Hij bleek bananenbier uit een halve kokosnoot te drinken

De nieuwe burgervader werd tijdens zijn (gezellige) inauguratie uitgenodigd om regelmatig naar Café het Buitenbeentje te komen om daar te horen wat het volk zoal bezig houdt. Onze kersverse burgemeester ging er gretig
op in. Hij verzekerde zijn toehoorders “regelmatig het eurrr the luister te zullen leggen bij Café het Boterbeetje”. We voelden geen nattigheid. We geloofden er geen snars van, de burgervader in onze kroeg. En dan zeker ook nog een oor te luister leggen. Ja ja dank je de koekoek.

Maar diezelfde donderdag stopte er een teerzwarte bolide voor de deur. Er stapte een geüniformeerde man uit. Hij opende het portier voor een kleine man met een grote ketting. De man had rode konen. Een beetje ondeugend zag hij er uit. “Hallo luitjes, ik kom hier mijn eurrr te luister leggen!”, riep hij. Zijn ketting rammelde feestelijk. “Mag ik gezellig bij u komen zitten, typische vulksmensen?” de burgervader keek ons olijk aan. Vooruit dan maar. We wilden ook wel eens profiteren van die legendarische, bodemloze declaratiepot. De burgervader zou ons flink gaan fêteren.

De burgemeester bleek bananenbier uit een halve kokosnoot te drinken. De ene na de andere harige nap vloog over tafel. We vonden het knap van burgervader, vooral omdat bananenbier notoir smerig is. De burgervader kreeg steeds rodere konen toen hij riep: “Maar sámenwerken, daar zit’em de crux, mensen. Begrijpt u wel. Met de poten in de modder en het laaghangend fruit plukken met flankerend beleid vanuit een neuzen-alle-kanten op-filosofie! Dusdanig dat alle steekhouders kwik keens benutten vanuit het vermarkten van onze speerpunten. Liesjur-boulevards! Ik herhaal: Lie-sjur-boulevards!!!” Om er dan ook nog achteraan te roepen “Pre-cies! Dáárrr zit’em de crux mensen!”. Ook vroeg hij om het kwartier waar “de bietkelder was”.

De heer Noordanus begon ons bijzonder veel de keel uit te hangen. Helemaal toen hij begon te zingen. Schunnige, vieze liedjes die ik hier niet zal herhalen. Vals bovendien. Echt erg werd het toen hij bij wildvreemde darters aan hun kont begon te zitten. “God moet u eens billenkoek geven, burrrger. We moeten immers allemáál de brukriem aanhalen, niewaar?” Daarna begon hij ongecontroleerd vliegende karatetrappen uit te delen aan niemand in het bijzonder. We kregen hem maar met moeite in zijn agressief glimmende bolide geduwd. De rekening voor al dat bananenbier konden we mooi zelf betalen.

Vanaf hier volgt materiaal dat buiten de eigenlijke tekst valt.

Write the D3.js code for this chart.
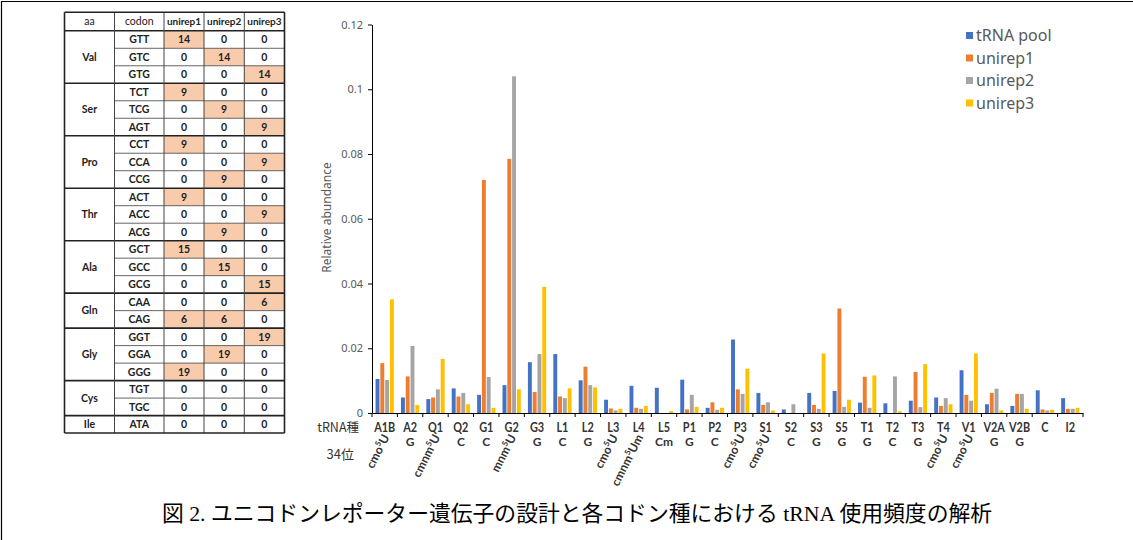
<!DOCTYPE html>
<html><head><meta charset="utf-8">
<script src="https://cdn.jsdelivr.net/npm/d3@7"></script>
<style>body{margin:0;background:#fff}svg{display:block}</style>
</head><body><svg id="c" width="1133" height="540"></svg>
<script>
// ---------------- chart data ----------------
const categories = ["A1B","A2","Q1","Q2","G1","G2","G3","L1","L2","L3","L4","L5","P1","P2","P3","S1","S2","S3","S5","T1","T2","T3","T4","V1","V2A","V2B","C","I2"];
// "|" marks a superscript part
const anticodons = ["cmo|5|U","G","cmnm|5|U","C","C","mnm|5|U","G","C","G","cmo|5|U","cmnm|5|Um","Cm","G","C","cmo|5|U","cmo|5|U","C","G","G","G","C","G","cmo|5|U","cmo|5|U","G","G","",""];
const seriesNames = ["tRNA pool","unirep1","unirep2","unirep3"];
const seriesColors = ["#4472C4","#ED7D31","#A5A5A5","#FFC000"];
const tRNAPool = [0.0105,0.0048,0.0043,0.0076,0.0056,0.0086,0.0157,0.0182,0.0101,0.0041,0.0084,0.0078,0.0103,0.0016,0.0227,0.0062,0.0011,0.0062,0.0068,0.0032,0.0030,0.0038,0.0048,0.0132,0.0027,0.0022,0.0070,0.0046];
const unirep1 = [0.0154,0.0113,0.0048,0.0051,0.0720,0.0785,0.0065,0.0051,0.0143,0.0014,0.0016,0,0.0011,0.0033,0.0073,0.0025,0,0.0025,0.0323,0.0112,0,0.0127,0.0022,0.0056,0.0062,0.0059,0.0011,0.0013];
const unirep2 = [0.0102,0.0207,0.0073,0.0062,0.0111,0.1040,0.0182,0.0046,0.0086,0.0008,0.0013,0,0.0056,0.0010,0.0059,0.0033,0.0027,0.0013,0.0019,0.0016,0.0113,0.0018,0.0046,0.0038,0.0075,0.0059,0.0008,0.0013];
const unirep3 = [0.0351,0.0025,0.0167,0.0027,0.0016,0.0073,0.0390,0.0076,0.0079,0.0013,0.0022,0.0006,0.0019,0.0016,0.0137,0.0008,0,0.0184,0.0041,0.0116,0.0005,0.0151,0.0027,0.0184,0.0008,0.0013,0.0010,0.0016];
const yTicks = [0,0.02,0.04,0.06,0.08,0.1,0.12];
const yTickLabels = ["0","0.02","0.04","0.06","0.08","0.1","0.12"];

// ---------------- table data ----------------
const tableHeader = ["aa","codon","unirep1","unirep2","unirep3"];
const aaNames = ["Val","Ser","Pro","Thr","Ala","Gln","Gly","Cys","Ile"];
const aaSpans = [3,3,3,3,3,2,3,2,1];
const codons = ["GTT","GTC","GTG","TCT","TCG","AGT","CCT","CCA","CCG","ACT","ACC","ACG","GCT","GCC","GCG","CAA","CAG","GGT","GGA","GGG","TGT","TGC","ATA"];
const codonUnirep1 = [14,0,0,9,0,0,9,0,0,9,0,0,15,0,0,0,6,0,0,19,0,0,0];
const codonUnirep2 = [0,14,0,0,9,0,0,0,9,0,0,9,0,15,0,0,6,0,19,0,0,0,0];
const codonUnirep3 = [0,0,14,0,0,9,0,9,0,0,9,0,0,0,15,6,0,19,0,0,0,0,0];

const caption = "図 2. ユニコドンレポーター遺伝子の設計と各コドン種における tRNA 使用頻度の解析";

const svg = d3.select("#c");
svg.append("rect").attr("width",1133).attr("height",540).attr("fill","#fff");
svg.append("path").attr("d","M1.5,540V1.5H1133").attr("fill","none").attr("stroke","#000").attr("stroke-width",1.2);

// ================= TABLE =================
const colX = [64.5,114.5,164,204,244.3,284.5];
const headTop = 12.3, headH = 18.5, rowH = 17.49;
const rowTop = i => headTop + headH + i*rowH;
const tbl = svg.append("g").attr("font-family","Lato, 'Liberation Sans', sans-serif").attr("font-size",10.5).attr("fill","#222");
const vals = [codonUnirep1, codonUnirep2, codonUnirep3];
vals.forEach((arr,k)=>{
  arr.forEach((v,i)=>{
    if(v>0) tbl.append("rect").attr("x",colX[k+2]).attr("y",rowTop(i)).attr("width",colX[k+3]-colX[k+2]).attr("height",rowH).attr("fill","#F8CBAD");
  });
});
tableHeader.forEach((h,j)=>{
  tbl.append("text").attr("x",(colX[j]+colX[j+1])/2).attr("y",headTop+headH/2).attr("dy","0.35em")
    .attr("text-anchor","middle").attr("font-weight", j>=2?"700":"400").attr("font-size", j>=2?10:10.5).text(h);
});
codons.forEach((c,i)=>{
  const cy = rowTop(i)+rowH/2;
  tbl.append("text").attr("x",(colX[1]+colX[2])/2).attr("y",cy).attr("dy","0.35em").attr("text-anchor","middle").attr("font-weight","700").text(c);
  vals.forEach((arr,k)=>{
    tbl.append("text").attr("x",(colX[k+2]+colX[k+3])/2).attr("y",cy).attr("dy","0.35em").attr("text-anchor","middle").attr("font-weight","700").text(arr[i]);
  });
});
let start = 0;
const groupStarts = [];
aaNames.forEach((a,g)=>{
  const top = rowTop(start), bot = rowTop(start+aaSpans[g]);
  tbl.append("text").attr("x",(colX[0]+colX[1])/2).attr("y",(top+bot)/2).attr("dy","0.35em").attr("text-anchor","middle").attr("font-weight","700").text(a);
  groupStarts.push(start);
  start += aaSpans[g];
});
const lines = svg.append("g").attr("fill","none");
codons.forEach((c,i)=>{
  if(i===0 || groupStarts.includes(i)) return;
  lines.append("line").attr("x1",colX[1]).attr("x2",colX[5]).attr("y1",rowTop(i)).attr("y2",rowTop(i)).attr("stroke","#555").attr("stroke-width",0.9);
});
groupStarts.forEach(s=>{
  lines.append("line").attr("x1",colX[0]).attr("x2",colX[5]).attr("y1",rowTop(s)).attr("y2",rowTop(s)).attr("stroke","#222").attr("stroke-width",1.6);
});
colX.forEach((x,j)=>{
  lines.append("line").attr("x1",x).attr("x2",x).attr("y1",headTop).attr("y2",rowTop(codons.length))
    .attr("stroke", (j===0||j===5)?"#222":"#444").attr("stroke-width",(j===0||j===5)?1.6:1);
});
[headTop, rowTop(codons.length)].forEach(yv=>{
  lines.append("line").attr("x1",colX[0]).attr("x2",colX[5]).attr("y1",yv).attr("y2",yv).attr("stroke","#222").attr("stroke-width",1.6);
});

// ================= CHART =================
const series = [tRNAPool, unirep1, unirep2, unirep3];
const x0 = d3.scaleBand().domain(categories).range([372,1083]).paddingInner(0.28).paddingOuter(0.14);
const x1 = d3.scaleBand().domain(seriesNames).range([0,x0.bandwidth()]).paddingInner(0.18);
const y = d3.scaleLinear().domain([0,0.12]).range([413,24.5]);

const bars = svg.append("g");
series.forEach((arr,k)=>{
  bars.selectAll(null).data(arr).enter().append("rect")
    .attr("x",(d,i)=>x0(categories[i])+x1(seriesNames[k]))
    .attr("y",d=>y(d))
    .attr("width",x1.bandwidth())
    .attr("height",d=>y(0)-y(d))
    .attr("fill",seriesColors[k]);
});

const yAxis = svg.append("g").attr("transform","translate(372,0)")
  .call(d3.axisLeft(y).tickValues(yTicks).tickFormat((d,i)=>yTickLabels[i]).tickSize(4).tickSizeOuter(0).tickPadding(5));
yAxis.select(".domain").attr("stroke","#000");
yAxis.selectAll(".tick line").attr("stroke","#000");
yAxis.selectAll(".tick text").attr("font-family","'Noto Sans', sans-serif").attr("font-size",11).attr("fill","#595959");

const xAxis = svg.append("g").attr("transform",`translate(0,${y(0)})`)
  .call(d3.axisBottom(x0).tickSize(0).tickSizeOuter(0).tickFormat(""));
xAxis.select(".domain").attr("stroke","#000");
const step = x0.step();
d3.range(categories.length+1).forEach(i=>{
  const xx = x0.range()[0] + i*step;
  xAxis.append("line").attr("x1",xx).attr("x2",xx).attr("y1",0).attr("y2",4).attr("stroke","#000");
});
const labG = svg.append("g").attr("font-family","Lato, 'Liberation Sans', sans-serif").attr("fill","#333");
categories.forEach((c,i)=>{
  const cx = x0(c)+x0.bandwidth()/2;
  labG.append("text").attr("transform",`translate(${cx},431.5) scale(0.84,1)`).attr("text-anchor","middle").attr("font-weight","700").attr("font-size",13).text(c);
  const a = anticodons[i];
  if(!a) return;
  if(a.includes("|")){
    const parts = a.split("|");
    const t = labG.append("text").attr("transform",`translate(${cx+5},437) rotate(-63)`).attr("text-anchor","end").attr("font-size",12).attr("font-weight","700");
    t.append("tspan").text(parts[0]);
    t.append("tspan").attr("dy",-4.5).attr("font-size",8).text(parts[1]);
    t.append("tspan").attr("dy",4.5).text(parts[2]);
  } else {
    labG.append("text").attr("x",cx).attr("y",446).attr("text-anchor","middle").attr("font-weight","700").attr("font-size",12).text(a);
  }
});
svg.append("text").attr("x",359).attr("y",432).attr("text-anchor","end").attr("font-family","'Noto Sans CJK JP', sans-serif").attr("font-size",12.5).attr("fill","#333").text("tRNA種");
svg.append("text").attr("x",354).attr("y",459).attr("text-anchor","end").attr("font-family","'Noto Sans CJK JP', sans-serif").attr("font-size",13).attr("fill","#333").text("34位");

svg.append("text").attr("transform","translate(331,217.5) rotate(-90)").attr("text-anchor","middle")
  .attr("font-family","'Noto Sans', sans-serif").attr("font-size",12).attr("fill","#595959").text("Relative abundance");

const leg = svg.append("g").attr("font-family","'Noto Sans', sans-serif").attr("font-size",16).attr("fill","#595959");
seriesNames.forEach((s,k)=>{
  const cy = 35.5 + k*22.5;
  leg.append("rect").attr("x",966).attr("y",cy-3.5).attr("width",7).attr("height",7).attr("fill",seriesColors[k]);
  leg.append("text").attr("x",976).attr("y",cy).attr("dy","0.35em").text(s);
});

svg.append("text").attr("x",577).attr("y",521).attr("text-anchor","middle")
  .attr("font-family","'Liberation Serif', 'Noto Sans CJK JP', serif").attr("font-size",21.8).attr("fill","#000").text(caption);
</script>
</body></html>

Zo gaat het nu al zestien weken lang. We komen niet van burgemeester Noordanus af. Ondanks verschillende brieven, mails en faxen reageren zijn vrouw en de gemeente niet op onze verzoeken hem uit onze stamkroeg weg te houden. Ergens hoop ik nog dat iemand in zijn nabijheid dit leest en ons verlost van de losgeslagen burgervader.

Ach, het is onze eigen schuld. Dat krijg je er nou van als je een regent uitnodigt. Zo’n man zit niet voor niets in een ivoren toren.